Nah, banyak Kyai-kyai yang sudah sepuh yang hampir seluruh hidupnya dihabiskan untuk belajar Islam, sudah sangat malakah dengan Islam. Sehingga jika kita bertanya tentang suatu perkara apakah salah atau benar dalam tinjauan agama, biasanya akan dijawab dengan malakahnya: jangan seperti itu, jangan seperti ini.
Kita pun tak usah tanya hadisnya mana, ayatnya mana. Ayat dan hadis cari saja sendiri. Pokoknya, ketika dia melihat sesuatu perkara agama yang sudah melenceng dan tak terlihat oleh mata awam, maka secara malakah ia bisa mendeteksi keanehan itu. Hal semacam ini sering terjadi pada Kyai-kyai sepuh kita baik di Jawa maupun di Aceh, tempat saya berada.

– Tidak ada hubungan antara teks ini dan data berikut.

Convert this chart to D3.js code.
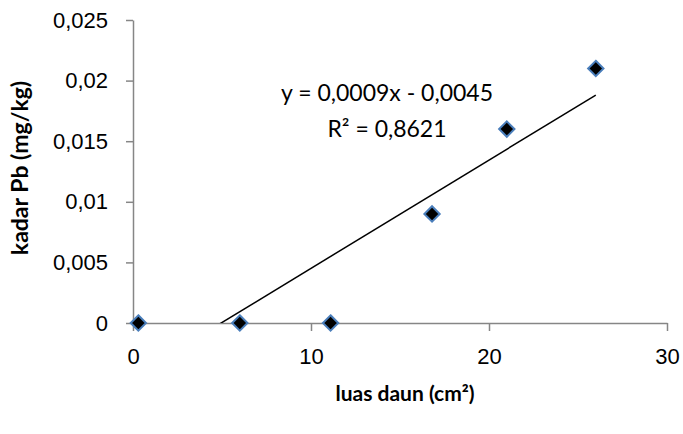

Lebih kurang selama setahun penuh saya berguru pada Waled Cut di pesantren Al Hilal Al Aziziyah Nibong, Aceh Utara. Banyak sekali hal-hal yang terjadi di masyarakat diselesaikan dangan malakahnya. Darinya aku tahu bahwa tidak semua masalah dalam masyarakat perlu dijawab dengan buka kitab cari hadis geledah ayat. Kadang sebuah masalah bisa dijawab dengan hanya melemparkan sebuah anekdot, maka dengan anekdot saja cukup. Masalah selesai.
Walaupun cuma setahun saya berguru kepadanya, terus terang banyak yang berubah dari polapikir saya dalam memahami agama dan bagaimana menerapkannya di masyarakat. Dan yang paling penting adalah, mencapai malakah dalam hal agama itu sulit dan panjang waktunya. Tidak bisa hanya baca satu-dua majalah dan buku terjemahan kemudian mengaku paham agama. Apalagi mengaku malakah agama, jauh.
***
Tulisan ini terinspirasi saat saya menonton video ILC yang membahas tentang kasus Dimas Kanjeng Taat Pribadi beberapa hari lalu. Saya tertawa karena tersinggung (dalam artian positif) oleh kalimat-kalimat yang sangat mengena dan menusuk hati saya dari KH. Hasyim Muzadi tentang hubungan kecerdasan dan kejiwaan. Kalau menurut saya, KH. Hasyim Muzadi ini salah satu Kyai yang sudah malakah dalam agama.
Berikut saya tulis kutipannya:
"... karena kecerdasan belum segalanya. Kepandaian, kecerdasan ini masih tergantung pada kejiwaan. Ketika kejiwaan itu goncang, maka kecerdasan pun juga goncang. Sehari-hari kita, yang doktor, yang profesor, yang pinter-pinter itu, kalau pulang, itu dimarahi istrinya bisa goblok ndadak (baca, mendadak) dia itu. ..."
Mendengar kalimat ini peserta ILC riuh tertawa, dan aku pun tertawa sendiri di lab saya. Betapa tidak, tak sedikit pun dari kalimat ini yang meleset. Kepandaian masih tergantung pada kejiwaan. Catat itu! Ini malakah baru bagi saya. Eh, maaf, saya belum malakah sih.
__________
Notabene:
Kalimat "jaa Zaidin" salah secara tatabahasa Arab. "Jaa - telah pergi" sebagai kata kerja dan "Zaid - nama orang" sebagai pelaku/subjek kalimat. Dalam tatabahasa Arab, pelaku/subjek kalimat harus dibaca dengan "rafa". Dalam hal nama Zaid, dibaca menjadi Zaidun, bukan Zaidan, dan bukan pula Zaidin. Jadi, yang benar adalah "jaa Zaidun - telah pergilah si Zaid."